Disney cartoons account for some of the best movies I've ever seen (Toy Story, Cinderella, Beauty and the Beast) and some of the very worst (Atlantis: The Lost Empire). Given that I've been unimpressed with some of the studio's recent CGI offerings, including Meet the Robinsons and Chicken Little, I didn't have a lot of interest or hope for Bolt. The trailer left me unimpressed, and the involvement of John Travolta didn't help. But since Disney was showing it in 3D for free on the Wonder cruise ship, I was happy to attend.
My low expectations went a long way to helping me appreciate how inventive, enjoyable and funny this movie is. At its very core, Bolt cribs heavily from Toy Story: in that film, the superhero Buzz Lightyear must be convinced that he doesn't really have superpowers and that the nature of his entire existence is a lie, just as superhero Bolt must be convinced that he doesn't really possess superpowers and that the nature of his entire existence is a lie. Also in TS, a group of the beloved characters must find their way home to their owner, Andy, against all odds—just as Bolt must find his way home to his owner, Penny, against all odds. Notice any parallels?
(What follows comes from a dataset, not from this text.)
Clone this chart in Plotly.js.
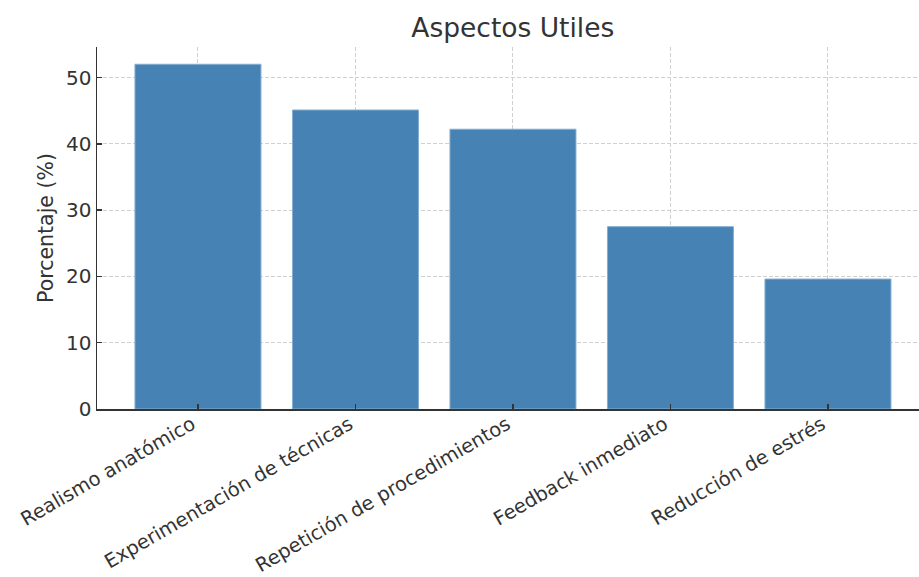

Despite the derivative nature of Bolt, it's still a fun ride, bursting with charm and full of great lines and characters. The movie is all but stolen by a fat hamster named Rhino who scurries around in a plastic ball. Susie Essman does a great job voicing the alley cat Mittens, and Greg Germann is hilarious as The Agent. In addition, there are a trio of pigeons that are deftly animated, and teen megastar Miley Cyrus is on hand as Penny. My faith in Disney CGI has at least been temporarily restored—and expectations are through the roof with the Randy Newman-scored The Princess and the Frog, due this Christmas. Rating: 5/5.